Without including the pictures, copy out every line below.

_DATASET EXCERPT_.
────────────────────────────────────────

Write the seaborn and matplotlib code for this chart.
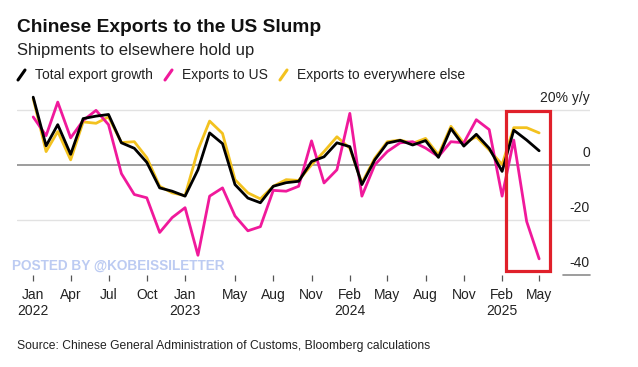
import pandas as pd
import matplotlib
matplotlib.use("Agg")
import matplotlib.pyplot as plt
import matplotlib.dates as mdates
import matplotlib.transforms as mtransforms
from matplotlib.lines import Line2D
from matplotlib.patches import Rectangle
import seaborn as sns

# ---- data (y/y %) ----
months = pd.date_range("2022-01-01", "2025-05-01", freq="MS")

total = [24.5, 6.8, 14.5, 3.7, 16.7, 17.6, 18.2, 7.9, 5.9, 0.8,
         -8.5, -9.7, -11.5, -1.9, 11.5, 7.6, -7.3, -12.2, -13.9, -7.9,
         -6.6, -6.1, 1.1, 2.8, 7.9, 6.5, -7.3, 1.7, 7.8, 8.8,
         7.1, 8.7, 2.6, 13.1, 6.7, 11.0, 5.9, -2.5, 12.5, 8.9, 5.0]

to_us = [17.3, 10.5, 22.7, 9.7, 16.0, 19.7, 14.5, -3.3, -10.9, -12.1,
         -24.7, -19.3, -15.7, -33.0, -11.5, -8.5, -18.7, -24.1, -22.6, -9.4,
         -9.7, -7.9, 8.6, -6.7, -1.9, 18.6, -11.5, -0.1, 4.7, 7.9,
         8.3, 6.0, 2.9, 8.3, 7.9, 16.3, 12.7, -11.5, 8.9, -20.7, -34.3]

elsewhere = [24.0, 4.7, 12.0, 1.7, 15.5, 15.0, 17.3, 8.0, 8.3, 2.5,
             -7.9, -10.3, -11.3, 5.3, 15.8, 11.3, -5.5, -10.3, -12.5, -7.9,
             -5.5, -5.8, -0.1, 4.7, 10.1, 5.9, -6.7, 2.3, 8.3, 8.9,
             7.7, 9.5, 3.5, 13.9, 7.7, 10.1, 5.3, 0.0, 13.4, 13.4, 11.5]

tick_months = ["2022-01", "2022-04", "2022-07", "2022-10", "2023-01", "2023-05",
               "2023-08", "2023-11", "2024-02", "2024-05", "2024-08", "2024-11",
               "2025-02", "2025-05"]
tick_labels = ["Jan\n2022", "Apr", "Jul", "Oct", "Jan\n2023", "May", "Aug", "Nov",
               "Feb\n2024", "May", "Aug", "Nov", "Feb\n2025", "May"]

gridlines = [20, -20]
axis_labels = {20: "20% y/y", 0: "0", -20: "-20", -40: "-40"}

SERIES = ["Total export growth", "Exports to US", "Exports to everywhere else"]
CORES = {"Total export growth": "#000000",
         "Exports to US": "#f0199b",
         "Exports to everywhere else": "#f3c21f"}

# ---- style ----
sns.set_theme(style="white")
plt.rcParams["font.family"] = ["Liberation Sans", "DejaVu Sans"]

df = pd.DataFrame({"month": months,
                   SERIES[0]: total,
                   SERIES[1]: to_us,
                   SERIES[2]: elsewhere})
long = df.melt(id_vars="month", var_name="series", value_name="yoy")

fig = plt.figure(figsize=(6.38, 3.67), dpi=100)
ax = fig.add_axes([0.0266, 0.252, 0.898, 0.502])

# gridlines first so lines sit on top
for g in gridlines:
    ax.axhline(g, color="#e2e2e2", lw=1.0, zorder=0)
ax.axhline(0, color="#8c8c8c", lw=1.2, zorder=1)

sns.lineplot(data=long, x="month", y="yoy", hue="series",
             hue_order=[SERIES[2], SERIES[1], SERIES[0]],
             palette=CORES, linewidth=2.0, legend=False, ax=ax, zorder=3)

ax.set_xlim(pd.Timestamp("2021-11-23"), pd.Timestamp("2025-08-31"))
ax.set_ylim(-40, 27)
for s in ax.spines.values():
    s.set_visible(False)
ax.set_xlabel("")
ax.set_ylabel("")
ax.set_yticks([])
ax.set_xticks(pd.to_datetime(tick_months))
ax.set_xticklabels(tick_labels)
ax.tick_params(axis="x", bottom=True, length=4, width=0.9, color="#555555",
               pad=5.5, labelsize=10, labelcolor="#222222")

# short base line at -40 under the axis labels
blend = mtransforms.blended_transform_factory(ax.transAxes, ax.transData)
ax.plot([0.953, 1.0], [-40, -40], color="#8c8c8c", lw=1.2, transform=blend,
        clip_on=False)

# right-hand value labels, sitting above their lines
for val, lab in axis_labels.items():
    ax.annotate(lab, xy=(1.0, val), xycoords=blend, xytext=(0, 5.5),
                textcoords="offset points", ha="right", va="baseline",
                fontsize=10, color="#222222")

# red highlight box over the last months
x0 = mdates.date2num(months[-4]) + 9
x1 = mdates.date2num(months[-1]) + 26
y_bot = min(to_us) - 4.5
y_top = 19.5
ax.add_patch(Rectangle((x0, y_bot), x1 - x0, y_top - y_bot, fill=False,
                       edgecolor="#e0202a", lw=2.3, zorder=5, clip_on=False))

# ---- header ----
fig.text(17 / 638, 1 - 27 / 367, "Chinese Exports to the US Slump",
         fontsize=13.8, fontweight="bold", color="#111111", va="center")
fig.text(17 / 638, 1 - 50 / 367, "Shipments to elsewhere hold up",
         fontsize=12, color="#222222", va="center")

leg_y = 1 - 75 / 367
leg_items = [(SERIES[0], 18), (SERIES[1], 165), (SERIES[2], 280)]
for name, px in leg_items:
    fig.add_artist(Line2D([px / 638, (px + 7) / 638],
                          [leg_y - 5 / 367, leg_y + 5 / 367],
                          color=CORES[name], lw=2.2, transform=fig.transFigure))
    fig.text((px + 17) / 638, leg_y, name, fontsize=10, color="#222222",
             va="center")

# watermark
fig.text(12 / 638, 1 - 266 / 367, "POSTED BY @KOBEISSILETTER", fontsize=9.8,
         fontweight="bold", color="#bccbf2", va="center", zorder=10)

# source
fig.text(17 / 638, 1 - 346 / 367,
         "Source: Chinese General Administration of Customs, Bloomberg calculations",
         fontsize=8.7, color="#222222", va="center")

fig.savefig("out.png", dpi=100)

────────────────────────────────────────

_EXERCISE OUTPUT_.
Write the seaborn and matplotlib code for this chart.
import pandas as pd
import matplotlib
matplotlib.use("Agg")
import matplotlib.pyplot as plt
import matplotlib.dates as mdates
import matplotlib.transforms as mtransforms
from matplotlib.lines import Line2D
from matplotlib.patches import Rectangle
import seaborn as sns

# ---- data (y/y %) ----
months = pd.date_range("2022-01-01", "2025-05-01", freq="MS")

total = [24.5, 6.8, 14.5, 3.7, 16.7, 17.6, 18.2, 7.9, 5.9, 0.8,
         -8.5, -9.7, -11.5, -1.9, 11.5, 7.6, -7.3, -12.2, -13.9, -7.9,
         -6.6, -6.1, 1.1, 2.8, 7.9, 6.5, -7.3, 1.7, 7.8, 8.8,
         7.1, 8.7, 2.6, 13.1, 6.7, 11.0, 5.9, -2.5, 12.5, 8.9, 5.0]

to_us = [17.3, 10.5, 22.7, 9.7, 16.0, 19.7, 14.5, -3.3, -10.9, -12.1,
         -24.7, -19.3, -15.7, -33.0, -11.5, -8.5, -18.7, -24.1, -22.6, -9.4,
         -9.7, -7.9, 8.6, -6.7, -1.9, 18.6, -11.5, -0.1, 4.7, 7.9,
         8.3, 6.0, 2.9, 8.3, 7.9, 16.3, 12.7, -11.5, 8.9, -20.7, -34.3]

elsewhere = [24.0, 4.7, 12.0, 1.7, 15.5, 15.0, 17.3, 8.0, 8.3, 2.5,
             -7.9, -10.3, -11.3, 5.3, 15.8, 11.3, -5.5, -10.3, -12.5, -7.9,
             -5.5, -5.8, -0.1, 4.7, 10.1, 5.9, -6.7, 2.3, 8.3, 8.9,
             7.7, 9.5, 3.5, 13.9, 7.7, 10.1, 5.3, 0.0, 13.4, 13.4, 11.5]

tick_months = ["2022-01", "2022-04", "2022-07", "2022-10", "2023-01", "2023-05",
               "2023-08", "2023-11", "2024-02", "2024-05", "2024-08", "2024-11",
               "2025-02", "2025-05"]
tick_labels = ["Jan\n2022", "Apr", "Jul", "Oct", "Jan\n2023", "May", "Aug", "Nov",
               "Feb\n2024", "May", "Aug", "Nov", "Feb\n2025", "May"]

gridlines = [20, -20]
axis_labels = {20: "20% y/y", 0: "0", -20: "-20", -40: "-40"}

SERIES = ["Total export growth", "Exports to US", "Exports to everywhere else"]
CORES = {"Total export growth": "#000000",
         "Exports to US": "#f0199b",
         "Exports to everywhere else": "#f3c21f"}

# ---- style ----
sns.set_theme(style="white")
plt.rcParams["font.family"] = ["Liberation Sans", "DejaVu Sans"]

df = pd.DataFrame({"month": months,
                   SERIES[0]: total,
                   SERIES[1]: to_us,
                   SERIES[2]: elsewhere})
long = df.melt(id_vars="month", var_name="series", value_name="yoy")

fig = plt.figure(figsize=(6.38, 3.67), dpi=100)
ax = fig.add_axes([0.0266, 0.252, 0.898, 0.502])

# gridlines first so lines sit on top
for g in gridlines:
    ax.axhline(g, color="#e2e2e2", lw=1.0, zorder=0)
ax.axhline(0, color="#8c8c8c", lw=1.2, zorder=1)

sns.lineplot(data=long, x="month", y="yoy", hue="series",
             hue_order=[SERIES[2], SERIES[1], SERIES[0]],
             palette=CORES, linewidth=2.0, legend=False, ax=ax, zorder=3)

ax.set_xlim(pd.Timestamp("2021-11-23"), pd.Timestamp("2025-08-31"))
ax.set_ylim(-40, 27)
for s in ax.spines.values():
    s.set_visible(False)
ax.set_xlabel("")
ax.set_ylabel("")
ax.set_yticks([])
ax.set_xticks(pd.to_datetime(tick_months))
ax.set_xticklabels(tick_labels)
ax.tick_params(axis="x", bottom=True, length=4, width=0.9, color="#555555",
               pad=5.5, labelsize=10, labelcolor="#222222")

# short base line at -40 under the axis labels
blend = mtransforms.blended_transform_factory(ax.transAxes, ax.transData)
ax.plot([0.953, 1.0], [-40, -40], color="#8c8c8c", lw=1.2, transform=blend,
        clip_on=False)

# right-hand value labels, sitting above their lines
for val, lab in axis_labels.items():
    ax.annotate(lab, xy=(1.0, val), xycoords=blend, xytext=(0, 5.5),
                textcoords="offset points", ha="right", va="baseline",
                fontsize=10, color="#222222")

# red highlight box over the last months
x0 = mdates.date2num(months[-4]) + 9
x1 = mdates.date2num(months[-1]) + 26
y_bot = min(to_us) - 4.5
y_top = 19.5
ax.add_patch(Rectangle((x0, y_bot), x1 - x0, y_top - y_bot, fill=False,
                       edgecolor="#e0202a", lw=2.3, zorder=5, clip_on=False))

# ---- header ----
fig.text(17 / 638, 1 - 27 / 367, "Chinese Exports to the US Slump",
         fontsize=13.8, fontweight="bold", color="#111111", va="center")
fig.text(17 / 638, 1 - 50 / 367, "Shipments to elsewhere hold up",
         fontsize=12, color="#222222", va="center")

leg_y = 1 - 75 / 367
leg_items = [(SERIES[0], 18), (SERIES[1], 165), (SERIES[2], 280)]
for name, px in leg_items:
    fig.add_artist(Line2D([px / 638, (px + 7) / 638],
                          [leg_y - 5 / 367, leg_y + 5 / 367],
                          color=CORES[name], lw=2.2, transform=fig.transFigure))
    fig.text((px + 17) / 638, leg_y, name, fontsize=10, color="#222222",
             va="center")

# watermark
fig.text(12 / 638, 1 - 266 / 367, "POSTED BY @KOBEISSILETTER", fontsize=9.8,
         fontweight="bold", color="#bccbf2", va="center", zorder=10)

# source
fig.text(17 / 638, 1 - 346 / 367,
         "Source: Chinese General Administration of Customs, Bloomberg calculations",
         fontsize=8.7, color="#222222", va="center")

fig.savefig("out.png", dpi=100)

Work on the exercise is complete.